• _Objective_: Quote exactly the lines between the line containing "Recreate this image" and the line containing "import matplotlib.pyplot as plt", counting those two lines as part of the range. Leave the rest out.

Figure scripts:
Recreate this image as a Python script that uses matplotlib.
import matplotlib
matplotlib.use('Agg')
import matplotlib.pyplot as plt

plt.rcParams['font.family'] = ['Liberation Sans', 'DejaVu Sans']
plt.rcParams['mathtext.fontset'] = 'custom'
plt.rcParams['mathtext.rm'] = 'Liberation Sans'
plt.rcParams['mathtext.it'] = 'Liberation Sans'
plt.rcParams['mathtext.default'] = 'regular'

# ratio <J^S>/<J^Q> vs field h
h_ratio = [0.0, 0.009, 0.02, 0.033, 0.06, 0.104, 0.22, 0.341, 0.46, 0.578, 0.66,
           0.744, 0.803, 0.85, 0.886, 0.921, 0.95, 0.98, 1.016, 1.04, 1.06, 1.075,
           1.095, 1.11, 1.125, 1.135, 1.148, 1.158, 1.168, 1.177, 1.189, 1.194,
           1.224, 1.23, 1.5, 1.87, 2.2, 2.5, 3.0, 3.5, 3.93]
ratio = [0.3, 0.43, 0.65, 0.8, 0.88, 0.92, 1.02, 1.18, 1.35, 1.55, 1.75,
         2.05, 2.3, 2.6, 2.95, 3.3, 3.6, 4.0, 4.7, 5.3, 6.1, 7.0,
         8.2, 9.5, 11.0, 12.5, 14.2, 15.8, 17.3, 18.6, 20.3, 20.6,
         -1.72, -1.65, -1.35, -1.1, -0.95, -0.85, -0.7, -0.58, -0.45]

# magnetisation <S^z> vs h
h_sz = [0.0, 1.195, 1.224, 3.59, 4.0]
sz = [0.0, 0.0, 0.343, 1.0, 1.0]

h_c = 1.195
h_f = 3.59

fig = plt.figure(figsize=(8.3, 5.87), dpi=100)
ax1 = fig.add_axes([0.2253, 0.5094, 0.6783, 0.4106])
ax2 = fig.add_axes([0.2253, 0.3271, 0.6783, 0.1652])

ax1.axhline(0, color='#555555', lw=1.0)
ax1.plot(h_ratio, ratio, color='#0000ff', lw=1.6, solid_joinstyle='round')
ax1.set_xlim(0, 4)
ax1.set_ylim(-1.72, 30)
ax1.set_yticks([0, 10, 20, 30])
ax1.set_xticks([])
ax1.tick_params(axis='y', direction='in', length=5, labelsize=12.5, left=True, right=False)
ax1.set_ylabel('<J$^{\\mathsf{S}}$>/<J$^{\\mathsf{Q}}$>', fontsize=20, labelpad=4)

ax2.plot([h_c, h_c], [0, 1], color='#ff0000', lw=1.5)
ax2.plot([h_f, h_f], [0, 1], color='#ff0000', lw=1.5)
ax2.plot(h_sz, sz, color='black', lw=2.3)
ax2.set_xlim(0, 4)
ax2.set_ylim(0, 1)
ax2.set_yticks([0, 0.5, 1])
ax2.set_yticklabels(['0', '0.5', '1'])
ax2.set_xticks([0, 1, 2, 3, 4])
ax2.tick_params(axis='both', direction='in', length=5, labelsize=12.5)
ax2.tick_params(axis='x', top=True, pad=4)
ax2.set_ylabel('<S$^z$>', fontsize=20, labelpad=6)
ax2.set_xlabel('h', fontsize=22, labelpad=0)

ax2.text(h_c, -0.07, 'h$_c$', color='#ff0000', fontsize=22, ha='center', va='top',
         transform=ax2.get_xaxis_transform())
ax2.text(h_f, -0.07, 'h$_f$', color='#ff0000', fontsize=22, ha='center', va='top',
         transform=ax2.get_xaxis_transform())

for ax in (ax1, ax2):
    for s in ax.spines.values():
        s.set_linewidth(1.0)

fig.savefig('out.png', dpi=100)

* * *

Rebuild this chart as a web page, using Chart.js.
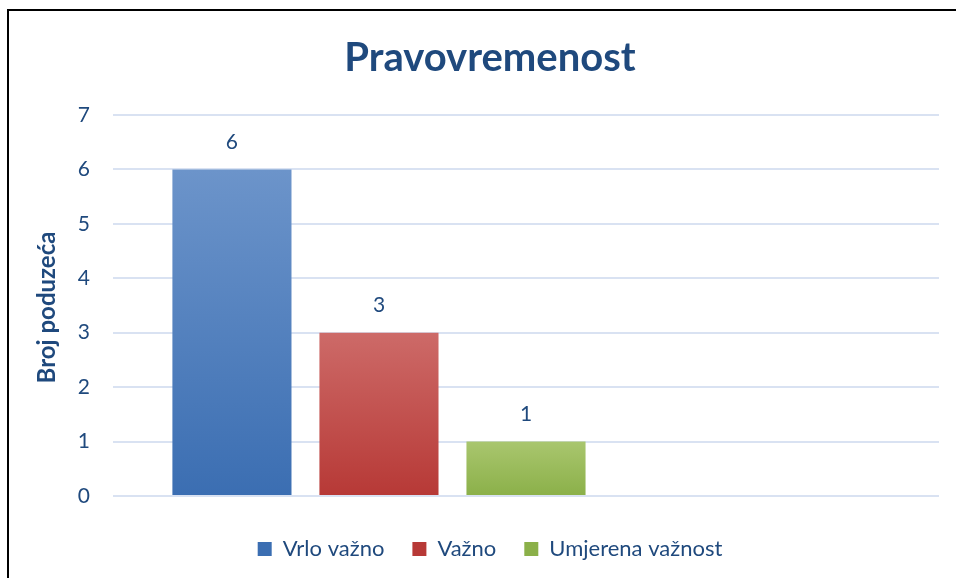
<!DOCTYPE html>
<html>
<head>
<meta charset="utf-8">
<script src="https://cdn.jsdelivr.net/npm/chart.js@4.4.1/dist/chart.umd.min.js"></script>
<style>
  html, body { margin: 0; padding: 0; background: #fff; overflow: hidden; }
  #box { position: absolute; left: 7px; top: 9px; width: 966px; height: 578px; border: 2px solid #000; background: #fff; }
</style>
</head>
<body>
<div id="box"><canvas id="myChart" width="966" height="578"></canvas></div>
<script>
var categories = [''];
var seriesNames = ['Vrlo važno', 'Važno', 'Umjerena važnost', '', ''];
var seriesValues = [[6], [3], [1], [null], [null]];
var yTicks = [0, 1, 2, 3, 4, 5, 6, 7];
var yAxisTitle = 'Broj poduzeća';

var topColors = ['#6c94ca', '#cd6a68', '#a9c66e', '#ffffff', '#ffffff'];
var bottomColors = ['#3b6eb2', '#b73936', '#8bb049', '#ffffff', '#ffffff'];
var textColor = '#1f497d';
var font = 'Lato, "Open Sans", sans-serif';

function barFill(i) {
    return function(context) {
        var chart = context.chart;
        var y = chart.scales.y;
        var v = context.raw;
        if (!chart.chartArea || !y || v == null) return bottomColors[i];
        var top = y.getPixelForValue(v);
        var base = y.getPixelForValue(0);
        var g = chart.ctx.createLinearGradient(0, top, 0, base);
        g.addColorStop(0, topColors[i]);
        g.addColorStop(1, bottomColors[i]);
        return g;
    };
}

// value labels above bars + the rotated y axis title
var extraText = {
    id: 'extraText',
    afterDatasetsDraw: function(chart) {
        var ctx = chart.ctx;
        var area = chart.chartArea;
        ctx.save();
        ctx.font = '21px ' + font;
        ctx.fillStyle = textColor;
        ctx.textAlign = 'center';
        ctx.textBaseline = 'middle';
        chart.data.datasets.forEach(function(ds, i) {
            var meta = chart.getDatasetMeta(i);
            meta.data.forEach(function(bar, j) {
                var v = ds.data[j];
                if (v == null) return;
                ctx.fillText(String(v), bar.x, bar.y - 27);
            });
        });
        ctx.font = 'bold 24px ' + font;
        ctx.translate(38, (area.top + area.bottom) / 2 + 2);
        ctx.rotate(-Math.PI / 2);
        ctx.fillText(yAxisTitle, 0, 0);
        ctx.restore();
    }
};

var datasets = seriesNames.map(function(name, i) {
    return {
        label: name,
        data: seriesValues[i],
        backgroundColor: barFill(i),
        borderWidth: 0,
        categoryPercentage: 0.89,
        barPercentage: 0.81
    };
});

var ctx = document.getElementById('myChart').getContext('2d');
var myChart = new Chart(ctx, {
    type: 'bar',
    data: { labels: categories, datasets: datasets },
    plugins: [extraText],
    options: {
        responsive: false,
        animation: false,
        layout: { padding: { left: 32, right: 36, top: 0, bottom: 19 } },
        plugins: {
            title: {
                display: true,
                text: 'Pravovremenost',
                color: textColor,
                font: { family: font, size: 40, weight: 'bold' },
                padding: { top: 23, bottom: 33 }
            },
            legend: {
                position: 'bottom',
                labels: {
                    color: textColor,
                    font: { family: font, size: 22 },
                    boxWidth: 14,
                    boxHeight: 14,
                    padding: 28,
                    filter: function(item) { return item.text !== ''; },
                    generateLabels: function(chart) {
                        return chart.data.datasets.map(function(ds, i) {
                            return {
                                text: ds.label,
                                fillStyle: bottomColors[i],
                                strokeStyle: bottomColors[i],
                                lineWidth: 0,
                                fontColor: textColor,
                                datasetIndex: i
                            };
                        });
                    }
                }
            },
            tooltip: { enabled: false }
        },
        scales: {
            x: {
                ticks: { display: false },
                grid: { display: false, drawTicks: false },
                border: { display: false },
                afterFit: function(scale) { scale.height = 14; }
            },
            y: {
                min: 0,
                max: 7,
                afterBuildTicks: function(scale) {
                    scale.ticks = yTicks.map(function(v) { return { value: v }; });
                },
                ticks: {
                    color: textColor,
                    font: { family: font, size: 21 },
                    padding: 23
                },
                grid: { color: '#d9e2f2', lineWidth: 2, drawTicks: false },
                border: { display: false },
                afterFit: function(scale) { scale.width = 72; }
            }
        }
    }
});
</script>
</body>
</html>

• _Final answer_:
Recreate this image as a Python script that uses matplotlib.
import matplotlib
matplotlib.use('Agg')
import matplotlib.pyplot as plt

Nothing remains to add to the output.